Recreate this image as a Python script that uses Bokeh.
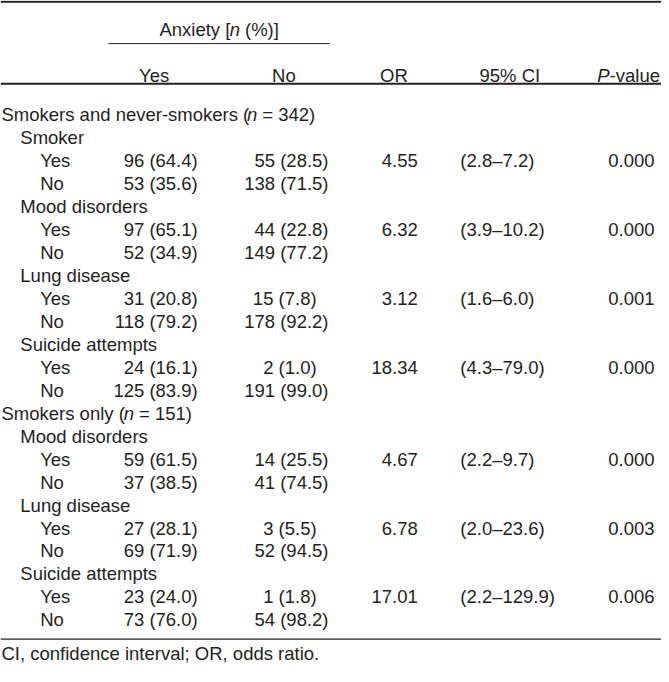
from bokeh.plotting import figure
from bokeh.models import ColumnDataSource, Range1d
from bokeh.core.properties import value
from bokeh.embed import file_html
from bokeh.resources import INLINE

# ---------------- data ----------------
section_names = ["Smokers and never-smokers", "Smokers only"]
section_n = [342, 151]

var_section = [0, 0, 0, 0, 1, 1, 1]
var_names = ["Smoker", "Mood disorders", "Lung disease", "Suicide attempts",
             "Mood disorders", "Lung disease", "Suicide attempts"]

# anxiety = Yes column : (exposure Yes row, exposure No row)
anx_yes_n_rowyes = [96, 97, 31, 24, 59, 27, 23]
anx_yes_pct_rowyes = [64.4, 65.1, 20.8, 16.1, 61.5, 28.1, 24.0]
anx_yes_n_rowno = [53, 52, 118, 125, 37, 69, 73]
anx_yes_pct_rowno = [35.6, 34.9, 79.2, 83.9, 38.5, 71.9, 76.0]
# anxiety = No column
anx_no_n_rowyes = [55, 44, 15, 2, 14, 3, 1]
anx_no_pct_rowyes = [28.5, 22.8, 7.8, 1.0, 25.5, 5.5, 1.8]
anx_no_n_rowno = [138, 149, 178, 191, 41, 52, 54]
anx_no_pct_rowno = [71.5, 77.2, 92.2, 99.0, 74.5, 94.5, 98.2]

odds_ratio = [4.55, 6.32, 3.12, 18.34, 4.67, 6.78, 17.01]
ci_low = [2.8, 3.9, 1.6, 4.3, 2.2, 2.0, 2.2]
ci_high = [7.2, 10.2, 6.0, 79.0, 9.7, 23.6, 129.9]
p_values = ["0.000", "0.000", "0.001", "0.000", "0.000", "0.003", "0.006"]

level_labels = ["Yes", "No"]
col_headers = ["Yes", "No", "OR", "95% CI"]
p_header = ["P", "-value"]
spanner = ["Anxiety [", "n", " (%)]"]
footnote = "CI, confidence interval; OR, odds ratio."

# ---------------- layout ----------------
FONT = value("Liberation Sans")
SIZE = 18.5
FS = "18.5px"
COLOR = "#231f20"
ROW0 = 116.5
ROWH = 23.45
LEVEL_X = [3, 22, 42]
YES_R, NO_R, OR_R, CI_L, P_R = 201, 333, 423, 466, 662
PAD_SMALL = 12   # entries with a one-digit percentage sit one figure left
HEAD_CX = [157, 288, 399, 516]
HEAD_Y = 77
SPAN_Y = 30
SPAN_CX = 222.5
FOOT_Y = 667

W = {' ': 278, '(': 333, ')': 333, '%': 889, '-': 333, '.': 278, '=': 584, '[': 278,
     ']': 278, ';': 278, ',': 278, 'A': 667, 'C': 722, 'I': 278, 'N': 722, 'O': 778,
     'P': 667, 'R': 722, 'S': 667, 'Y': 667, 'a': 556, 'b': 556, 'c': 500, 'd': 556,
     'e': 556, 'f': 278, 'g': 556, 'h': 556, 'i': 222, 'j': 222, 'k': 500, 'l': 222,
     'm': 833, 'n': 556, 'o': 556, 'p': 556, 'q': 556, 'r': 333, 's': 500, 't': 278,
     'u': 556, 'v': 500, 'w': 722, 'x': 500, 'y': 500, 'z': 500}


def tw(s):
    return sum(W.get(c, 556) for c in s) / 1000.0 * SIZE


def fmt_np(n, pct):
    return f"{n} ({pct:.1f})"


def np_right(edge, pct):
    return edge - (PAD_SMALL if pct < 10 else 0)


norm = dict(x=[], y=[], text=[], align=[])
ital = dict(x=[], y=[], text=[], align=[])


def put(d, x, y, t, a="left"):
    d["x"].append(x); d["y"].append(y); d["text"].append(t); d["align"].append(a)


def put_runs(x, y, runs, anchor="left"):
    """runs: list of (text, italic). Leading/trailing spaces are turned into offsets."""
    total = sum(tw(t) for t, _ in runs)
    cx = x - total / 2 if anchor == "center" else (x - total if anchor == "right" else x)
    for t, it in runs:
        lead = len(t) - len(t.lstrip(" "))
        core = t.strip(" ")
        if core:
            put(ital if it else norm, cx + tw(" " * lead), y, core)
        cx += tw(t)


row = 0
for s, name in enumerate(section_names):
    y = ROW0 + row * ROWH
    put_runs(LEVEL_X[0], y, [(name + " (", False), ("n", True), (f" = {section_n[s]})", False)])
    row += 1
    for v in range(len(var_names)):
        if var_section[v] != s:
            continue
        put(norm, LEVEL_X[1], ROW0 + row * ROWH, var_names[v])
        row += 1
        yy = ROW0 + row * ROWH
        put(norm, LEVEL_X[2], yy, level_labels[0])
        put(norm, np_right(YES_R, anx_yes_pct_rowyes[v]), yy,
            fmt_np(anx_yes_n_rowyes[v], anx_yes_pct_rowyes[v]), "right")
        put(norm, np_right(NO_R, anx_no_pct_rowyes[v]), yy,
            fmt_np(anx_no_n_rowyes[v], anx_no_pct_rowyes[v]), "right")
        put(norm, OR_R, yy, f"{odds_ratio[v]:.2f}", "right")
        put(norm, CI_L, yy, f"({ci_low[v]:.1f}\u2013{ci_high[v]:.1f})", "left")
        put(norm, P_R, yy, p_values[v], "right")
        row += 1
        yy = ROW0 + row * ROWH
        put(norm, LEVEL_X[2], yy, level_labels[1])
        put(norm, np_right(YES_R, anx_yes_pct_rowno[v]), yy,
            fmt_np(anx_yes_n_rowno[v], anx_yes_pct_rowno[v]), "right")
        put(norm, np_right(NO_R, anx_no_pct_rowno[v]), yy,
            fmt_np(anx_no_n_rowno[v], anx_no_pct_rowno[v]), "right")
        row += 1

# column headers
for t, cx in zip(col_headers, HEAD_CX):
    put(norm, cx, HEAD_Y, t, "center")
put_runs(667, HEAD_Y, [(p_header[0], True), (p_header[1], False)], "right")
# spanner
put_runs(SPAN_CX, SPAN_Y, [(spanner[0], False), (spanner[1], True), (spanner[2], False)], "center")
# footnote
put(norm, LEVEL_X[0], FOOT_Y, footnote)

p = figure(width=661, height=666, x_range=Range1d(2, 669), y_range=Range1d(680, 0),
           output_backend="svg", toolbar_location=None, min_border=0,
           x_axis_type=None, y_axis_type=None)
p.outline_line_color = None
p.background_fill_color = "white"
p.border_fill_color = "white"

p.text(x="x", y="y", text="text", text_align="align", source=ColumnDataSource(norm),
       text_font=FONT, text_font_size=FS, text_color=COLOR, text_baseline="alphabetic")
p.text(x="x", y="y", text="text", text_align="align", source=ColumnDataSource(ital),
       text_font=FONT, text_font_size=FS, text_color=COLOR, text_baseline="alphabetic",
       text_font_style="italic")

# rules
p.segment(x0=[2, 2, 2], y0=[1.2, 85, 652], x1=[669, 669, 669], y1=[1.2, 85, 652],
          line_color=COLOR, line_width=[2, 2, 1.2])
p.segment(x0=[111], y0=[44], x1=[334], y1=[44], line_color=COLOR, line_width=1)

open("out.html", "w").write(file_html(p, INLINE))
|---|
• STATED EXERCISE: Every line of the material is to be quoted exactly, with no pictures carried over.

• THE OUTPUT:
Recreate this image as a Python script that uses Bokeh.
from bokeh.plotting import figure
from bokeh.models import ColumnDataSource, Range1d
from bokeh.core.properties import value
from bokeh.embed import file_html
from bokeh.resources import INLINE

# ---------------- data ----------------
section_names = ["Smokers and never-smokers", "Smokers only"]
section_n = [342, 151]

var_section = [0, 0, 0, 0, 1, 1, 1]
var_names = ["Smoker", "Mood disorders", "Lung disease", "Suicide attempts",
             "Mood disorders", "Lung disease", "Suicide attempts"]

# anxiety = Yes column : (exposure Yes row, exposure No row)
anx_yes_n_rowyes = [96, 97, 31, 24, 59, 27, 23]
anx_yes_pct_rowyes = [64.4, 65.1, 20.8, 16.1, 61.5, 28.1, 24.0]
anx_yes_n_rowno = [53, 52, 118, 125, 37, 69, 73]
anx_yes_pct_rowno = [35.6, 34.9, 79.2, 83.9, 38.5, 71.9, 76.0]
# anxiety = No column
anx_no_n_rowyes = [55, 44, 15, 2, 14, 3, 1]
anx_no_pct_rowyes = [28.5, 22.8, 7.8, 1.0, 25.5, 5.5, 1.8]
anx_no_n_rowno = [138, 149, 178, 191, 41, 52, 54]
anx_no_pct_rowno = [71.5, 77.2, 92.2, 99.0, 74.5, 94.5, 98.2]

odds_ratio = [4.55, 6.32, 3.12, 18.34, 4.67, 6.78, 17.01]
ci_low = [2.8, 3.9, 1.6, 4.3, 2.2, 2.0, 2.2]
ci_high = [7.2, 10.2, 6.0, 79.0, 9.7, 23.6, 129.9]
p_values = ["0.000", "0.000", "0.001", "0.000", "0.000", "0.003", "0.006"]

level_labels = ["Yes", "No"]
col_headers = ["Yes", "No", "OR", "95% CI"]
p_header = ["P", "-value"]
spanner = ["Anxiety [", "n", " (%)]"]
footnote = "CI, confidence interval; OR, odds ratio."

# ---------------- layout ----------------
FONT = value("Liberation Sans")
SIZE = 18.5
FS = "18.5px"
COLOR = "#231f20"
ROW0 = 116.5
ROWH = 23.45
LEVEL_X = [3, 22, 42]
YES_R, NO_R, OR_R, CI_L, P_R = 201, 333, 423, 466, 662
PAD_SMALL = 12   # entries with a one-digit percentage sit one figure left
HEAD_CX = [157, 288, 399, 516]
HEAD_Y = 77
SPAN_Y = 30
SPAN_CX = 222.5
FOOT_Y = 667

W = {' ': 278, '(': 333, ')': 333, '%': 889, '-': 333, '.': 278, '=': 584, '[': 278,
     ']': 278, ';': 278, ',': 278, 'A': 667, 'C': 722, 'I': 278, 'N': 722, 'O': 778,
     'P': 667, 'R': 722, 'S': 667, 'Y': 667, 'a': 556, 'b': 556, 'c': 500, 'd': 556,
     'e': 556, 'f': 278, 'g': 556, 'h': 556, 'i': 222, 'j': 222, 'k': 500, 'l': 222,
     'm': 833, 'n': 556, 'o': 556, 'p': 556, 'q': 556, 'r': 333, 's': 500, 't': 278,
     'u': 556, 'v': 500, 'w': 722, 'x': 500, 'y': 500, 'z': 500}


def tw(s):
    return sum(W.get(c, 556) for c in s) / 1000.0 * SIZE


def fmt_np(n, pct):
    return f"{n} ({pct:.1f})"


def np_right(edge, pct):
    return edge - (PAD_SMALL if pct < 10 else 0)


norm = dict(x=[], y=[], text=[], align=[])
ital = dict(x=[], y=[], text=[], align=[])


def put(d, x, y, t, a="left"):
    d["x"].append(x); d["y"].append(y); d["text"].append(t); d["align"].append(a)


def put_runs(x, y, runs, anchor="left"):
    """runs: list of (text, italic). Leading/trailing spaces are turned into offsets."""
    total = sum(tw(t) for t, _ in runs)
    cx = x - total / 2 if anchor == "center" else (x - total if anchor == "right" else x)
    for t, it in runs:
        lead = len(t) - len(t.lstrip(" "))
        core = t.strip(" ")
        if core:
            put(ital if it else norm, cx + tw(" " * lead), y, core)
        cx += tw(t)


row = 0
for s, name in enumerate(section_names):
    y = ROW0 + row * ROWH
    put_runs(LEVEL_X[0], y, [(name + " (", False), ("n", True), (f" = {section_n[s]})", False)])
    row += 1
    for v in range(len(var_names)):
        if var_section[v] != s:
            continue
        put(norm, LEVEL_X[1], ROW0 + row * ROWH, var_names[v])
        row += 1
        yy = ROW0 + row * ROWH
        put(norm, LEVEL_X[2], yy, level_labels[0])
        put(norm, np_right(YES_R, anx_yes_pct_rowyes[v]), yy,
            fmt_np(anx_yes_n_rowyes[v], anx_yes_pct_rowyes[v]), "right")
        put(norm, np_right(NO_R, anx_no_pct_rowyes[v]), yy,
            fmt_np(anx_no_n_rowyes[v], anx_no_pct_rowyes[v]), "right")
        put(norm, OR_R, yy, f"{odds_ratio[v]:.2f}", "right")
        put(norm, CI_L, yy, f"({ci_low[v]:.1f}\u2013{ci_high[v]:.1f})", "left")
        put(norm, P_R, yy, p_values[v], "right")
        row += 1
        yy = ROW0 + row * ROWH
        put(norm, LEVEL_X[2], yy, level_labels[1])
        put(norm, np_right(YES_R, anx_yes_pct_rowno[v]), yy,
            fmt_np(anx_yes_n_rowno[v], anx_yes_pct_rowno[v]), "right")
        put(norm, np_right(NO_R, anx_no_pct_rowno[v]), yy,
            fmt_np(anx_no_n_rowno[v], anx_no_pct_rowno[v]), "right")
        row += 1

# column headers
for t, cx in zip(col_headers, HEAD_CX):
    put(norm, cx, HEAD_Y, t, "center")
put_runs(667, HEAD_Y, [(p_header[0], True), (p_header[1], False)], "right")
# spanner
put_runs(SPAN_CX, SPAN_Y, [(spanner[0], False), (spanner[1], True), (spanner[2], False)], "center")
# footnote
put(norm, LEVEL_X[0], FOOT_Y, footnote)

p = figure(width=661, height=666, x_range=Range1d(2, 669), y_range=Range1d(680, 0),
           output_backend="svg", toolbar_location=None, min_border=0,
           x_axis_type=None, y_axis_type=None)
p.outline_line_color = None
p.background_fill_color = "white"
p.border_fill_color = "white"

p.text(x="x", y="y", text="text", text_align="align", source=ColumnDataSource(norm),
       text_font=FONT, text_font_size=FS, text_color=COLOR, text_baseline="alphabetic")
p.text(x="x", y="y", text="text", text_align="align", source=ColumnDataSource(ital),
       text_font=FONT, text_font_size=FS, text_color=COLOR, text_baseline="alphabetic",
       text_font_style="italic")

# rules
p.segment(x0=[2, 2, 2], y0=[1.2, 85, 652], x1=[669, 669, 669], y1=[1.2, 85, 652],
          line_color=COLOR, line_width=[2, 2, 1.2])
p.segment(x0=[111], y0=[44], x1=[334], y1=[44], line_color=COLOR, line_width=1)

open("out.html", "w").write(file_html(p, INLINE))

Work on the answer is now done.